* Begin *

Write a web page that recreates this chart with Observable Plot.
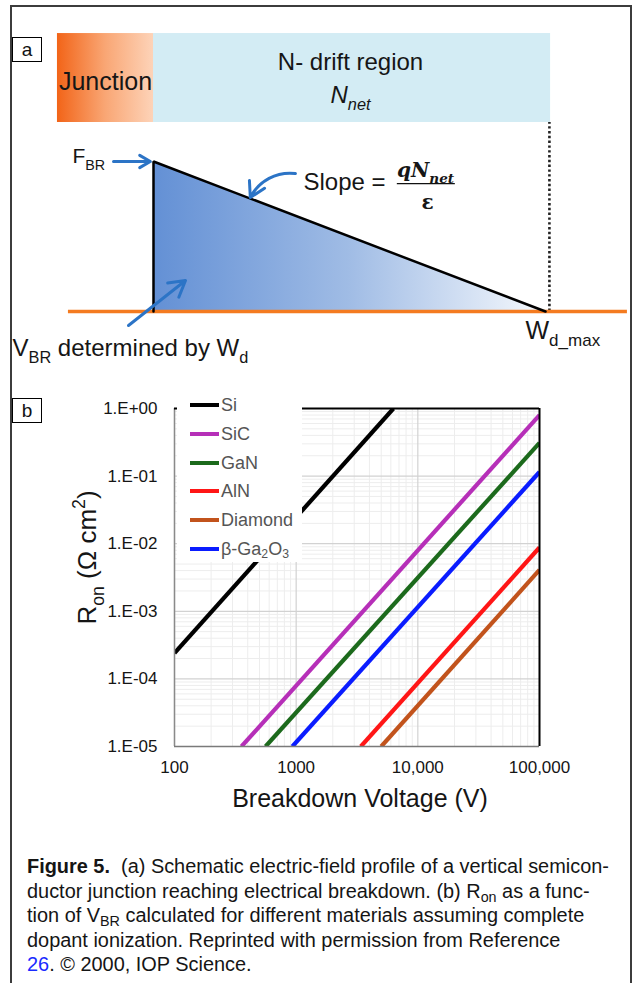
<!DOCTYPE html>
<html><head><meta charset="utf-8">
<script src="https://cdn.jsdelivr.net/npm/d3@7"></script>
<script src="https://cdn.jsdelivr.net/npm/@observablehq/plot@0.6"></script>
<style>
body{margin:0;background:#fff;font-family:"Liberation Sans",Arial,sans-serif;}
#wrap{position:relative;width:635px;height:983px;overflow:hidden;background:#fff;}
#frame{position:absolute;left:10px;top:5px;width:622px;height:1100px;border:2px solid #3c3c3c;box-sizing:border-box;}
.plabel{position:absolute;left:12px;width:30px;height:25px;border:1px solid #000;background:#fff;font-size:19px;line-height:23px;text-align:center;box-sizing:border-box;color:#111;}
#pa{position:absolute;left:0;top:0;}
#pb{position:absolute;left:0;top:385px;}
#legend{position:absolute;left:177px;top:394px;width:125px;height:168px;background:#fff;}
.li{position:absolute;left:0;width:125px;height:22px;}
.li .sw{position:absolute;left:13px;top:9px;width:29px;height:4px;}
.li .tx{position:absolute;left:44px;top:0;font-size:18px;line-height:22px;color:#555;white-space:nowrap;}
.li sub{font-size:0.68em;vertical-align:-0.25em;line-height:0;}
#caption{position:absolute;left:27px;top:854px;color:#151515;font-size:17px;line-height:24.6px;}
#caption div{white-space:nowrap;}
#caption sub{font-size:0.72em;vertical-align:-0.3em;line-height:0;}
#caption a{color:#1a2bff;text-decoration:none;}
</style>
</head><body>
<div id="wrap">
  <div id="frame"></div>
  <div id="pa"></div>
  <div id="pb"></div>
  <div class="plabel" style="top:37px">a</div>
  <div class="plabel" style="top:398px">b</div>
  <div id="legend"></div>
  <div id="caption"></div>
</div>
<script>
// ---------- Panel (a): schematic data (depth in units of W_d_max, field in units of F_BR) ----------
const layerNames = ["Junction", "N- drift region"];
const layerDepthStart = [-0.245, 0];
const layerDepthEnd = [0, 1.013];
const layerFieldTop = 1.853;
const layerFieldBottom = 1.26;
const profileDepth = [0, 0, 1];
const profileField = [0, 1, 0];
const wdMaxDepth = 1.01;
const substrateDepth = [-0.217, 1.209];

// ---------- Panel (b): data ----------
const materials = ["Si", "SiC", "GaN", "AlN", "Diamond", "β-Ga2O3"];
const materialLabels = ["Si", "SiC", "GaN", "AlN", "Diamond", "β-Ga<sub>2</sub>O<sub>3</sub>"];
const materialColors = ["#000000", "#b62fb8", "#1c6a1c", "#ff1616", "#c2531c", "#0a1cff"];
const vStart = [100, 355, 560, 3400, 5000, 930];          // V
const ronStart = [2.4e-4, 1e-5, 1e-5, 1e-5, 1e-5, 1e-5];   // Ω cm²
const vEnd = [6300, 100000, 100000, 100000, 100000, 100000];
const ronEnd = [1.0, 0.80, 0.31, 0.0088, 0.0041, 0.115];

const xTicks = [100, 1000, 10000, 100000];
const xTickLabels = ["100", "1000", "10,000", "100,000"];
const yTicks = [1, 1e-1, 1e-2, 1e-3, 1e-4, 1e-5];
const yTickLabels = ["1.E+00", "1.E-01", "1.E-02", "1.E-03", "1.E-04", "1.E-05"];
const xDecades = [100, 1000, 10000];
const yDecades = [1e-5, 1e-4, 1e-3, 1e-2, 1e-1];
const minorSteps = [2, 3, 4, 5, 6, 7, 8, 9];

const captionLines = [
  "<b>Figure 5.</b>&nbsp; (a) Schematic electric-field profile of a vertical semicon-",
  "ductor junction reaching electrical breakdown. (b) R<sub>on</sub> as a func-",
  "tion of V<sub>BR</sub> calculated for different materials assuming complete",
  "dopant ionization. Reprinted with permission from Reference",
  "<a>26</a>. © 2000, IOP Science."
];

const FONT = "Liberation Sans, Arial, Helvetica, sans-serif";

function richify(svg) {
  svg.querySelectorAll("text").forEach(el => {
    const s = el.textContent;
    if (!/[_^]\{/.test(s)) return;
    const fs = parseFloat(getComputedStyle(el).fontSize);
    const parts = s.split(/([_^]\{[^}]*\})/).filter(p => p);
    el.textContent = "";
    let cur = 0;
    for (const p of parts) {
      const m = p.match(/^([_^])\{([^}]*)\}$/);
      const ts = document.createElementNS("http://www.w3.org/2000/svg", "tspan");
      let target = 0, txt = p;
      if (m) {
        target = m[1] === "_" ? 0.3 * fs : -0.42 * fs;
        txt = m[2];
        ts.setAttribute("font-size", (0.68 * fs).toFixed(2));
      }
      ts.setAttribute("dy", (target - cur).toFixed(2));
      cur = target;
      ts.textContent = txt;
      el.appendChild(ts);
    }
  });
}

// ---------- Panel (a) ----------
const layers = layerNames.map((n, i) => ({name: n, d1: layerDepthStart[i], d2: layerDepthEnd[i], f1: layerFieldBottom, f2: layerFieldTop}));
const profile = profileDepth.map((d, i) => ({d, F: profileField[i]}));
const wedge = profile.slice(1);
const BLUE = "#2c74c6";

const pa = Plot.plot({
  width: 635, height: 385, margin: 0,
  x: {domain: [-0.3903, 1.2296], axis: null},
  y: {domain: [-0.49333, 2.0733], axis: null},
  style: {fontFamily: FONT, background: "transparent", color: "#161616"},
  marks: [
    Plot.rect(layers.slice(0, 1), {x1: "d1", x2: "d2", y1: "f1", y2: "f2", fill: "url(#gJunction)"}),
    Plot.rect(layers.slice(1), {x1: "d1", x2: "d2", y1: "f1", y2: "f2", fill: "#d3ecf4"}),
    Plot.areaY(wedge, {x: "d", y: "F", fill: "url(#gField)"}),
    Plot.ruleX([wdMaxDepth], {y1: 0, y2: layerFieldBottom, stroke: "#222", strokeWidth: 2.6, strokeDasharray: "2.4,2.4"}),
    Plot.ruleY([0], {x1: substrateDepth[0], x2: substrateDepth[1], stroke: "#f47b20", strokeWidth: 3.5}),
    Plot.line(profile, {x: "d", y: "F", stroke: "#000", strokeWidth: 2.5, strokeLinejoin: "miter"}),
    Plot.text(["Junction"], {x: -0.1224, y: 1.527, fontSize: 25, textAnchor: "middle"}),
    Plot.text(["N- drift region"], {x: 0.5026, y: 1.66, fontSize: 24}),
    Plot.text(["N_{net}"], {x: 0.5026, y: 1.44, fontSize: 24, fontStyle: "italic"}),
    Plot.text(["F_{BR}"], {x: -0.2066, y: 1.033, fontSize: 21, textAnchor: "start"}),
    Plot.arrow([{x1: -0.102, y1: 1.0, x2: -0.008, y2: 1.0}], {x1: "x1", y1: "y1", x2: "x2", y2: "y2", stroke: BLUE, strokeWidth: 3, headLength: 9}),
    Plot.text(["Slope ="], {x: 0.3827, y: 0.86, fontSize: 24, textAnchor: "start"}),
    Plot.text(["qN_{net}"], {x: 0.694, y: 0.94, fontSize: 20, fontStyle: "italic", fontWeight: "bold", fontFamily: "DejaVu Serif, serif"}),
    Plot.ruleY([0.853], {x1: 0.622, x2: 0.770, stroke: "#111", strokeWidth: 1.3}),
    Plot.text(["ε"], {x: 0.699, y: 0.727, fontSize: 20, fontFamily: "DejaVu Serif, serif", fontWeight: "bold"}),
    Plot.arrow([{x1: 0.362, y1: 0.92, x2: 0.247, y2: 0.76}], {x1: "x1", y1: "y1", x2: "x2", y2: "y2", stroke: BLUE, strokeWidth: 3, headLength: 9, bend: -35}),
    Plot.arrow([{x1: -0.0638, y1: -0.0933, x2: 0.0816, y2: 0.2067}], {x1: "x1", y1: "y1", x2: "x2", y2: "y2", stroke: BLUE, strokeWidth: 3, headLength: 9}),
    Plot.text(["V_{BR} determined by W_{d}"], {x: -0.3597, y: -0.247, fontSize: 24, textAnchor: "start"}),
    Plot.text(["W_{d_max}"], {x: 0.949, y: -0.127, fontSize: 25, textAnchor: "start"})
  ]
});
const defs = d3.select(pa).insert("defs", ":first-child");
const gJ = defs.append("linearGradient").attr("id", "gJunction").attr("x1", 0).attr("x2", 1).attr("y1", 0).attr("y2", 0);
[[0, "#f26418"], [0.5, "#f9a674"], [1, "#fdd3b8"]].forEach(([o, c]) => gJ.append("stop").attr("offset", o).attr("stop-color", c));
const gF = defs.append("linearGradient").attr("id", "gField").attr("x1", 0).attr("x2", 1).attr("y1", 0).attr("y2", 0);
[[0, "#6390d5"], [0.5, "#a0bce5"], [1, "#f6f9fd"]].forEach(([o, c]) => gF.append("stop").attr("offset", o).attr("stop-color", c));
document.getElementById("pa").appendChild(pa);
richify(pa);

// ---------- Panel (b) ----------
const rows = materials.flatMap((m, i) => [
  {m, v: vStart[i], r: ronStart[i]},
  {m, v: vEnd[i], r: ronEnd[i]}
]);
const xMinor = xDecades.flatMap(d => minorSteps.map(k => d * k));
const yMinor = yDecades.flatMap(d => minorSteps.map(k => d * k));

const pb = Plot.plot({
  width: 635, height: 435,
  marginLeft: 174, marginRight: 96, marginTop: 23, marginBottom: 74,
  style: {fontFamily: FONT, fontSize: "17px", color: "#151515", background: "transparent"},
  x: {type: "log", domain: [100, 100000], ticks: xTicks, tickFormat: d => xTickLabels[xTicks.indexOf(d)], tickSize: 0, tickPadding: 14, label: null},
  y: {type: "log", domain: [1e-5, 1], ticks: yTicks, tickFormat: d => yTickLabels[yTicks.indexOf(d)], tickSize: 0, tickPadding: 17, label: null},
  color: {domain: materials, range: materialColors},
  marks: [
    Plot.ruleX(xMinor, {stroke: "#ededed", strokeWidth: 1}),
    Plot.ruleY(yMinor, {stroke: "#ededed", strokeWidth: 1}),
    Plot.ruleX(xTicks, {stroke: "#d2d2d2", strokeWidth: 1.2}),
    Plot.ruleY(yTicks, {stroke: "#d2d2d2", strokeWidth: 1.2}),
    Plot.line(rows, {x: "v", y: "r", z: "m", stroke: "m", strokeWidth: 4.2, strokeLinecap: "butt", clip: true}),
    Plot.ruleX([100], {stroke: "#8a8a8a", strokeWidth: 1.5}),
    Plot.ruleY([1e-5], {stroke: "#7a7a7a", strokeWidth: 1.5}),
    Plot.ruleX([100000], {stroke: "#000", strokeWidth: 2}),
    Plot.ruleY([1], {stroke: "#000", strokeWidth: 1.8}),
    Plot.text(["Breakdown Voltage (V)"], {frameAnchor: "bottom", lineAnchor: "middle", textAnchor: "middle", dy: 52, dx: 3, fontSize: 25}),
    Plot.text(["R_{on} (Ω cm^{2})"], {frameAnchor: "left", textAnchor: "middle", lineAnchor: "middle", dx: -87, dy: -20, rotate: -90, fontSize: 26})
  ]
});
document.getElementById("pb").appendChild(pb);
richify(pb);

// legend (inside the plot's top-left corner, white box)
const leg = d3.select("#legend");
materials.forEach((m, i) => {
  const it = leg.append("div").attr("class", "li").style("top", (i * 28.8) + "px");
  it.append("div").attr("class", "sw").style("background", materialColors[i]);
  it.append("div").attr("class", "tx").html(materialLabels[i]);
});

// caption
const cap = d3.select("#caption");
captionLines.forEach(l => cap.append("div").html(l));
const first = cap.select("div").node();
const w = first.getBoundingClientRect().width;
const fs = 17 * 582 / w;
cap.style("font-size", fs.toFixed(2) + "px");
</script>
</body></html>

* End *

- [Directive]:
Repeat, exactly and in full, each line from the start of the data to the line that contains "const substrateDepth = [-0.217, 1.209];". Pictures do not go in.

- [Reply]:
Write a web page that recreates this chart with Observable Plot.
<!DOCTYPE html>
<html><head><meta charset="utf-8">
<script src="https://cdn.jsdelivr.net/npm/d3@7"></script>
<script src="https://cdn.jsdelivr.net/npm/@observablehq/plot@0.6"></script>
<style>
body{margin:0;background:#fff;font-family:"Liberation Sans",Arial,sans-serif;}
#wrap{position:relative;width:635px;height:983px;overflow:hidden;background:#fff;}
#frame{position:absolute;left:10px;top:5px;width:622px;height:1100px;border:2px solid #3c3c3c;box-sizing:border-box;}
.plabel{position:absolute;left:12px;width:30px;height:25px;border:1px solid #000;background:#fff;font-size:19px;line-height:23px;text-align:center;box-sizing:border-box;color:#111;}
#pa{position:absolute;left:0;top:0;}
#pb{position:absolute;left:0;top:385px;}
#legend{position:absolute;left:177px;top:394px;width:125px;height:168px;background:#fff;}
.li{position:absolute;left:0;width:125px;height:22px;}
.li .sw{position:absolute;left:13px;top:9px;width:29px;height:4px;}
.li .tx{position:absolute;left:44px;top:0;font-size:18px;line-height:22px;color:#555;white-space:nowrap;}
.li sub{font-size:0.68em;vertical-align:-0.25em;line-height:0;}
#caption{position:absolute;left:27px;top:854px;color:#151515;font-size:17px;line-height:24.6px;}
#caption div{white-space:nowrap;}
#caption sub{font-size:0.72em;vertical-align:-0.3em;line-height:0;}
#caption a{color:#1a2bff;text-decoration:none;}
</style>
</head><body>
<div id="wrap">
  <div id="frame"></div>
  <div id="pa"></div>
  <div id="pb"></div>
  <div class="plabel" style="top:37px">a</div>
  <div class="plabel" style="top:398px">b</div>
  <div id="legend"></div>
  <div id="caption"></div>
</div>
<script>
// ---------- Panel (a): schematic data (depth in units of W_d_max, field in units of F_BR) ----------
const layerNames = ["Junction", "N- drift region"];
const layerDepthStart = [-0.245, 0];
const layerDepthEnd = [0, 1.013];
const layerFieldTop = 1.853;
const layerFieldBottom = 1.26;
const profileDepth = [0, 0, 1];
const profileField = [0, 1, 0];
const wdMaxDepth = 1.01;
const substrateDepth = [-0.217, 1.209];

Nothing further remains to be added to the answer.